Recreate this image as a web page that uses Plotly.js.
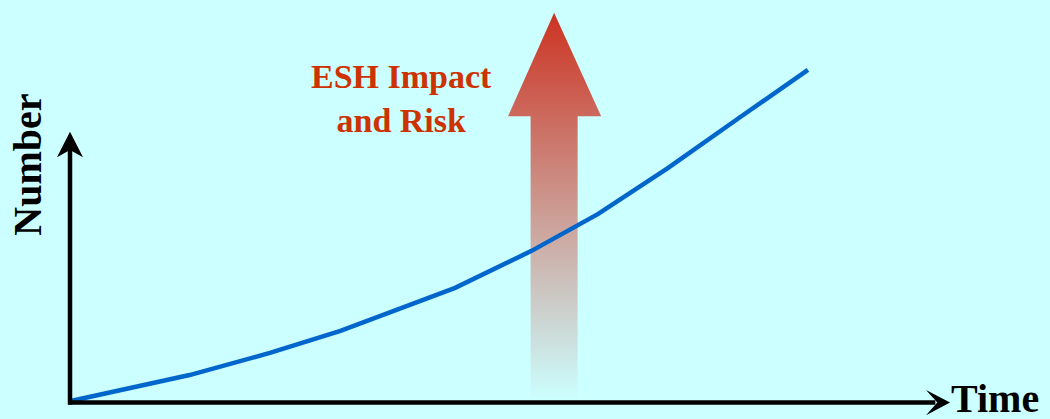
<!DOCTYPE html>
<html>
<head>
<meta charset="utf-8">
<script src="https://cdn.plot.ly/plotly-3.0.1.min.js"></script>
<style>
  html, body { margin: 0; padding: 0; background: #CCFFFF; }
  #chart { width: 1050px; height: 419px; }
</style>
</head>
<body>
<div id="chart"></div>
<script>
// Data (arbitrary units: time 0..100, number 0..100)
const timeValues = [0.2, 12.2, 20.4, 27.6, 39.3, 47.1, 53.9, 61.0, 68.4, 75.3];
const numberValues = [0.3, 6.7, 12.2, 17.7, 28.4, 37.6, 46.8, 58.2, 70.9, 82.6];

// Labels
const xLabel = 'Time';
const yLabel = 'Number';
const arrowLabel = 'ESH Impact<br>and Risk';

// Decorative up-arrow outline (axis units)
const arrowX = [47.0, 47.0, 44.7, 49.4, 54.2, 51.8, 51.8, 47.0];
const arrowY = [0.5, 71.1, 71.1, 96.8, 71.1, 71.1, 0.5, 0.5];

const bg = '#CCFFFF';
const axisColor = '#000000';
const lineColor = '#0066CC';
const textColor = '#CC3300';
const serif = '"Liberation Serif", "Times New Roman", serif';

const traces = [
  {
    x: arrowX, y: arrowY,
    type: 'scatter', mode: 'lines',
    fill: 'toself',
    line: { width: 0, color: 'rgba(0,0,0,0)' },
    fillgradient: {
      type: 'vertical',
      colorscale: [[0, 'rgba(204,51,34,0)'], [1, 'rgba(204,51,34,1)']]
    },
    hoverinfo: 'skip', showlegend: false
  },
  {
    x: timeValues, y: numberValues,
    type: 'scatter', mode: 'lines',
    line: { color: lineColor, width: 4.5 },
    hoverinfo: 'skip', showlegend: false
  }
];

const layout = {
  width: 1050, height: 419,
  margin: { l: 0, r: 0, t: 0, b: 0, pad: 0 },
  paper_bgcolor: bg, plot_bgcolor: bg,
  showlegend: false,
  xaxis: { range: [-7.143, 100], visible: false, fixedrange: true },
  yaxis: { range: [-4.229, 100], visible: false, fixedrange: true },
  shapes: [
    // y axis shaft
    { type: 'line', xref: 'x', yref: 'y', x0: 0, x1: 0, y0: -0.6, y1: 63.2,
      line: { color: axisColor, width: 4.5 } },
    // y axis arrowhead
    { type: 'path', xref: 'x', yref: 'y',
      path: 'M 0 67.2 L 1.33 60.9 L 0 62.7 L -1.33 60.9 Z',
      fillcolor: axisColor, line: { width: 0 } },
    // x axis shaft
    { type: 'line', xref: 'x', yref: 'y', x0: -0.2, x1: 88.3, y0: -0.1, y1: -0.1,
      line: { color: axisColor, width: 4.5 } },
    // x axis arrowhead
    { type: 'path', xref: 'x', yref: 'y',
      path: 'M 89.8 -0.15 L 87.35 3.0 L 88.5 -0.15 L 87.35 -3.3 Z',
      fillcolor: axisColor, line: { width: 0 } }
  ],
  annotations: [
    { text: xLabel, xref: 'x', yref: 'y', x: 89.7, y: 0.9,
      xanchor: 'left', yanchor: 'middle', showarrow: false,
      font: { family: serif, size: 40, color: axisColor, weight: 'bold' } },
    { text: yLabel, xref: 'x', yref: 'y', x: -4.3, y: 59,
      xanchor: 'center', yanchor: 'middle', showarrow: false, textangle: -90,
      font: { family: serif, size: 40, color: axisColor, weight: 'bold' } },
    { text: arrowLabel, xref: 'x', yref: 'y', x: 33.8, y: 75.5,
      xanchor: 'center', yanchor: 'middle', showarrow: false, align: 'center',
      font: { family: serif, size: 34, color: textColor, weight: 'bold' } }
  ]
};

Plotly.newPlot('chart', traces, layout, { displayModeBar: false, staticPlot: true });
</script>
</body>
</html>
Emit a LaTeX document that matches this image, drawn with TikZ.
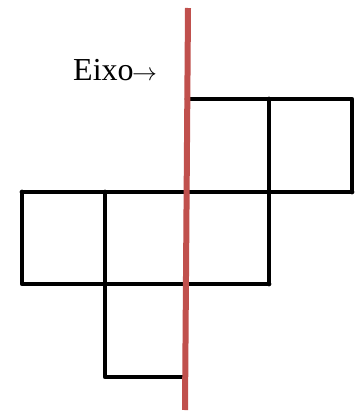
\documentclass[tikz,border=0pt]{standalone}
\usepackage{fontspec}
\setmainfont{Liberation Serif}
\usepackage{xcolor}
\usetikzlibrary{positioning,calc}
\definecolor{axisred}{HTML}{C0504D}

\begin{document}
\begin{tikzpicture}[x=1pt, y=-1pt,
    edge/.style={draw=black, line width=4.8pt, line join=round, line cap=round},
    axisline/.style={draw=axisred, line width=6pt}]
    \useasboundingbox (0,0) rectangle (354,415);

    % Net of the squares
    \coordinate (tl) at (187,99);
    \draw[edge] (tl) -- (352,99) -- (352,192);
    \draw[edge] (22,192) -- (352,192);
    \draw[edge] (22,192) -- (22,284) -- (269,284);
    \draw[edge] (269,99) -- (269,284);
    \draw[edge] (105,192) -- (105,377) -- (182,377);

    % Axis of symmetry
    \coordinate (axtop) at (188,8);
    \coordinate (axbot) at (185,410);
    \draw[axisline] (axtop) -- (axbot);

    % Label
    \node[anchor=base west, inner sep=0pt, font=\fontsize{32}{34}\selectfont] (label) at (73,80) {Eixo\hspace{-1.5pt}$\rightarrow$};
\end{tikzpicture}
\end{document}
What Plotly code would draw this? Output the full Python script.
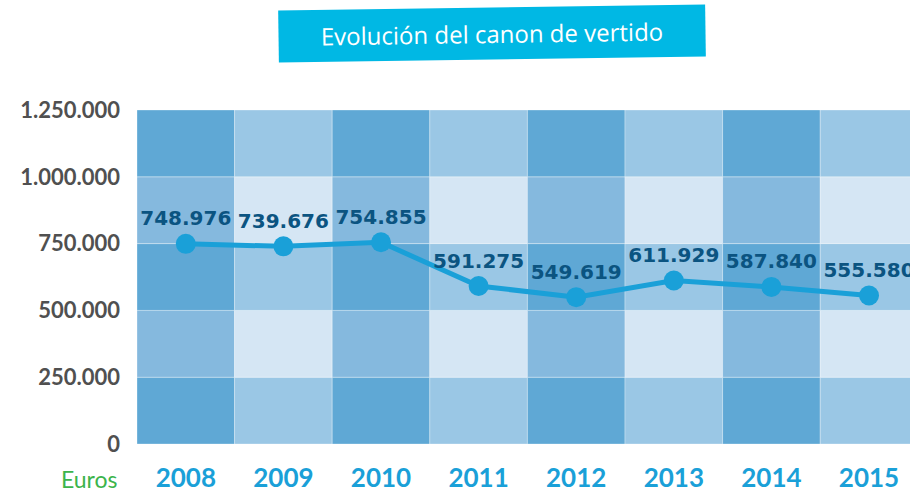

*****

Show every line where the string "image" appears.

(Result of this exercise):
Recreate this image as a web page that uses Plotly.js.
Emit a LaTeX document that matches this image, drawn with TikZ.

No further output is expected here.